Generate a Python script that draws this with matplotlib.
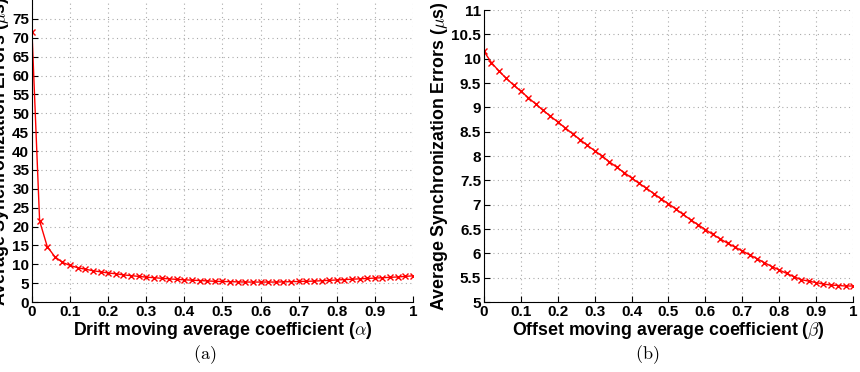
import matplotlib
matplotlib.use('Agg')
import matplotlib as mpl
import matplotlib.pyplot as plt
import numpy as np

mpl.rcParams['font.family'] = 'Liberation Sans'
mpl.rcParams['font.weight'] = 'bold'
mpl.rcParams['axes.labelweight'] = 'bold'
mpl.rcParams['mathtext.fontset'] = 'cm'

# coefficient values (0 .. 1, step 0.02)
coef = [round(0.02 * i, 2) for i in range(51)]

drift_err = [71.5, 21.5, 14.7, 12.0, 10.5, 9.7, 9.1, 8.7, 8.3, 8.0,
             7.7, 7.5, 7.2, 7.0, 6.8, 6.6, 6.45, 6.3, 6.15, 6.0,
             5.9, 5.8, 5.7, 5.6, 5.5, 5.45, 5.4, 5.35, 5.3, 5.3,
             5.3, 5.3, 5.3, 5.35, 5.4, 5.45, 5.5, 5.55, 5.65, 5.75,
             5.85, 5.95, 6.05, 6.15, 6.25, 6.35, 6.45, 6.55, 6.65, 6.8,
             6.95]

offset_err = [10.15, 9.92, 9.75, 9.60, 9.46, 9.33, 9.20, 9.07, 8.94, 8.82,
              8.70, 8.58, 8.46, 8.34, 8.22, 8.11, 8.00, 7.88, 7.77, 7.66,
              7.55, 7.44, 7.34, 7.23, 7.12, 7.02, 6.91, 6.80, 6.69, 6.59,
              6.49, 6.39, 6.30, 6.21, 6.13, 6.05, 5.97, 5.89, 5.81, 5.73,
              5.66, 5.59, 5.52, 5.46, 5.43, 5.40, 5.37, 5.35, 5.34, 5.33,
              5.33]

x_ticks = [0, 0.1, 0.2, 0.3, 0.4, 0.5, 0.6, 0.7, 0.8, 0.9, 1]
x_labels = ['0', '0.1', '0.2', '0.3', '0.4', '0.5', '0.6', '0.7', '0.8', '0.9', '1']
drift_yticks = [0, 5, 10, 15, 20, 25, 30, 35, 40, 45, 50, 55, 60, 65, 70, 75]
offset_yticks = [5, 5.5, 6, 6.5, 7, 7.5, 8, 8.5, 9, 9.5, 10, 10.5, 11]
offset_ylabels = ['5', '5.5', '6', '6.5', '7', '7.5', '8', '8.5', '9', '9.5', '10', '10.5', '11']

ylabel = r'Average Synchronization Errors ($\mathrm{\mu}$s)'


def style_axes(ax):
    ax.spines['top'].set_visible(False)
    ax.spines['right'].set_visible(False)
    ax.tick_params(direction='in', length=4, width=0.8, labelsize=11, pad=2)
    ax.grid(True, linestyle=(0, (1, 3)), color='#aaaaaa', linewidth=0.8)
    ax.set_axisbelow(True)
    ax.set_xlim(0, 1)
    ax.set_xticks(x_ticks)
    ax.set_xticklabels(x_labels, fontweight='bold')


fig = plt.figure(figsize=(8.6, 3.72), dpi=100)

ax1 = fig.add_axes([0.0372, 0.188, 0.443, 0.812])
ax1.plot(coef, drift_err, color='red', marker='x', markersize=4.5, linewidth=1)
style_axes(ax1)
ax1.set_ylim(0, 80)
ax1.set_yticks(drift_yticks)
ax1.set_yticklabels([str(v) for v in drift_yticks], fontweight='bold')
ax1.set_xlabel(r'Drift moving average coefficient ($\alpha$)', fontsize=12.8,
               fontweight='bold', labelpad=1)
ax1.set_ylabel(ylabel, fontsize=12.8, fontweight='bold', labelpad=1)

ax2 = fig.add_axes([0.5628, 0.188, 0.429, 0.785])
ax2.plot(coef, offset_err, color='red', marker='x', markersize=4.5, linewidth=1)
style_axes(ax2)
ax2.set_ylim(5, 11)
ax2.set_yticks(offset_yticks)
ax2.set_yticklabels(offset_ylabels, fontweight='bold')
ax2.set_xlabel(r'Offset moving average coefficient ($\beta$)', fontsize=12.8,
               fontweight='bold', labelpad=1)
ax2.set_ylabel(ylabel, fontsize=12.8, fontweight='bold', labelpad=1)

fig.text(0.238, 0.048, r'$\mathrm{(a)}$', ha='center', va='center', fontsize=13)
fig.text(0.753, 0.048, r'$\mathrm{(b)}$', ha='center', va='center', fontsize=13)

fig.savefig('out.png', dpi=100)
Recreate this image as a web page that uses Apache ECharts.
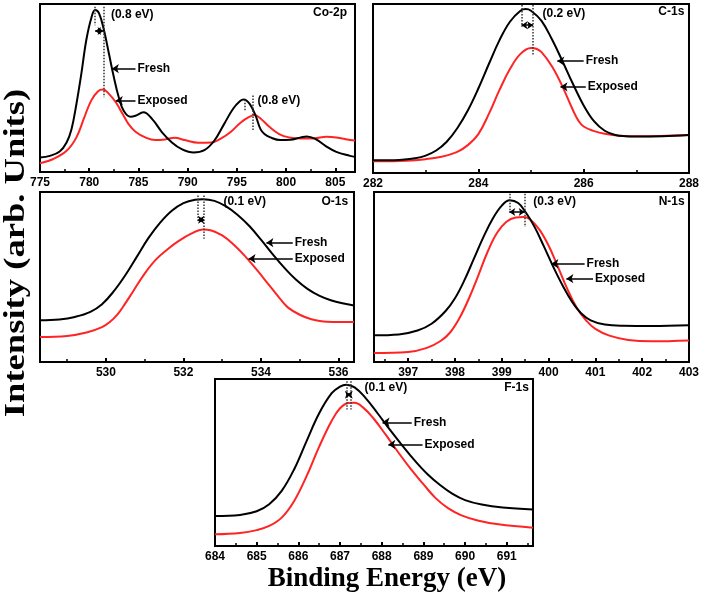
+ + + + +
Objective: Quote all the records verbatim, dropping any pictures from your copy.

Finished task:
Generate a Python script that draws this with matplotlib.
import matplotlib
matplotlib.use('Agg')
import matplotlib as mpl
import matplotlib.pyplot as plt
import numpy as np

mpl.rcParams['font.family'] = 'Liberation Sans'
mpl.rcParams['font.weight'] = 'bold'
mpl.rcParams['axes.labelweight'] = 'bold'
mpl.rcParams['mathtext.fontset'] = 'cm'

# coefficient values (0 .. 1, step 0.02)
coef = [round(0.02 * i, 2) for i in range(51)]

drift_err = [71.5, 21.5, 14.7, 12.0, 10.5, 9.7, 9.1, 8.7, 8.3, 8.0,
             7.7, 7.5, 7.2, 7.0, 6.8, 6.6, 6.45, 6.3, 6.15, 6.0,
             5.9, 5.8, 5.7, 5.6, 5.5, 5.45, 5.4, 5.35, 5.3, 5.3,
             5.3, 5.3, 5.3, 5.35, 5.4, 5.45, 5.5, 5.55, 5.65, 5.75,
             5.85, 5.95, 6.05, 6.15, 6.25, 6.35, 6.45, 6.55, 6.65, 6.8,
             6.95]

offset_err = [10.15, 9.92, 9.75, 9.60, 9.46, 9.33, 9.20, 9.07, 8.94, 8.82,
              8.70, 8.58, 8.46, 8.34, 8.22, 8.11, 8.00, 7.88, 7.77, 7.66,
              7.55, 7.44, 7.34, 7.23, 7.12, 7.02, 6.91, 6.80, 6.69, 6.59,
              6.49, 6.39, 6.30, 6.21, 6.13, 6.05, 5.97, 5.89, 5.81, 5.73,
              5.66, 5.59, 5.52, 5.46, 5.43, 5.40, 5.37, 5.35, 5.34, 5.33,
              5.33]

x_ticks = [0, 0.1, 0.2, 0.3, 0.4, 0.5, 0.6, 0.7, 0.8, 0.9, 1]
x_labels = ['0', '0.1', '0.2', '0.3', '0.4', '0.5', '0.6', '0.7', '0.8', '0.9', '1']
drift_yticks = [0, 5, 10, 15, 20, 25, 30, 35, 40, 45, 50, 55, 60, 65, 70, 75]
offset_yticks = [5, 5.5, 6, 6.5, 7, 7.5, 8, 8.5, 9, 9.5, 10, 10.5, 11]
offset_ylabels = ['5', '5.5', '6', '6.5', '7', '7.5', '8', '8.5', '9', '9.5', '10', '10.5', '11']

ylabel = r'Average Synchronization Errors ($\mathrm{\mu}$s)'


def style_axes(ax):
    ax.spines['top'].set_visible(False)
    ax.spines['right'].set_visible(False)
    ax.tick_params(direction='in', length=4, width=0.8, labelsize=11, pad=2)
    ax.grid(True, linestyle=(0, (1, 3)), color='#aaaaaa', linewidth=0.8)
    ax.set_axisbelow(True)
    ax.set_xlim(0, 1)
    ax.set_xticks(x_ticks)
    ax.set_xticklabels(x_labels, fontweight='bold')


fig = plt.figure(figsize=(8.6, 3.72), dpi=100)

ax1 = fig.add_axes([0.0372, 0.188, 0.443, 0.812])
ax1.plot(coef, drift_err, color='red', marker='x', markersize=4.5, linewidth=1)
style_axes(ax1)
ax1.set_ylim(0, 80)
ax1.set_yticks(drift_yticks)
ax1.set_yticklabels([str(v) for v in drift_yticks], fontweight='bold')
ax1.set_xlabel(r'Drift moving average coefficient ($\alpha$)', fontsize=12.8,
               fontweight='bold', labelpad=1)
ax1.set_ylabel(ylabel, fontsize=12.8, fontweight='bold', labelpad=1)

ax2 = fig.add_axes([0.5628, 0.188, 0.429, 0.785])
ax2.plot(coef, offset_err, color='red', marker='x', markersize=4.5, linewidth=1)
style_axes(ax2)
ax2.set_ylim(5, 11)
ax2.set_yticks(offset_yticks)
ax2.set_yticklabels(offset_ylabels, fontweight='bold')
ax2.set_xlabel(r'Offset moving average coefficient ($\beta$)', fontsize=12.8,
               fontweight='bold', labelpad=1)
ax2.set_ylabel(ylabel, fontsize=12.8, fontweight='bold', labelpad=1)

fig.text(0.238, 0.048, r'$\mathrm{(a)}$', ha='center', va='center', fontsize=13)
fig.text(0.753, 0.048, r'$\mathrm{(b)}$', ha='center', va='center', fontsize=13)

fig.savefig('out.png', dpi=100)
Recreate this image as a web page that uses Apache ECharts.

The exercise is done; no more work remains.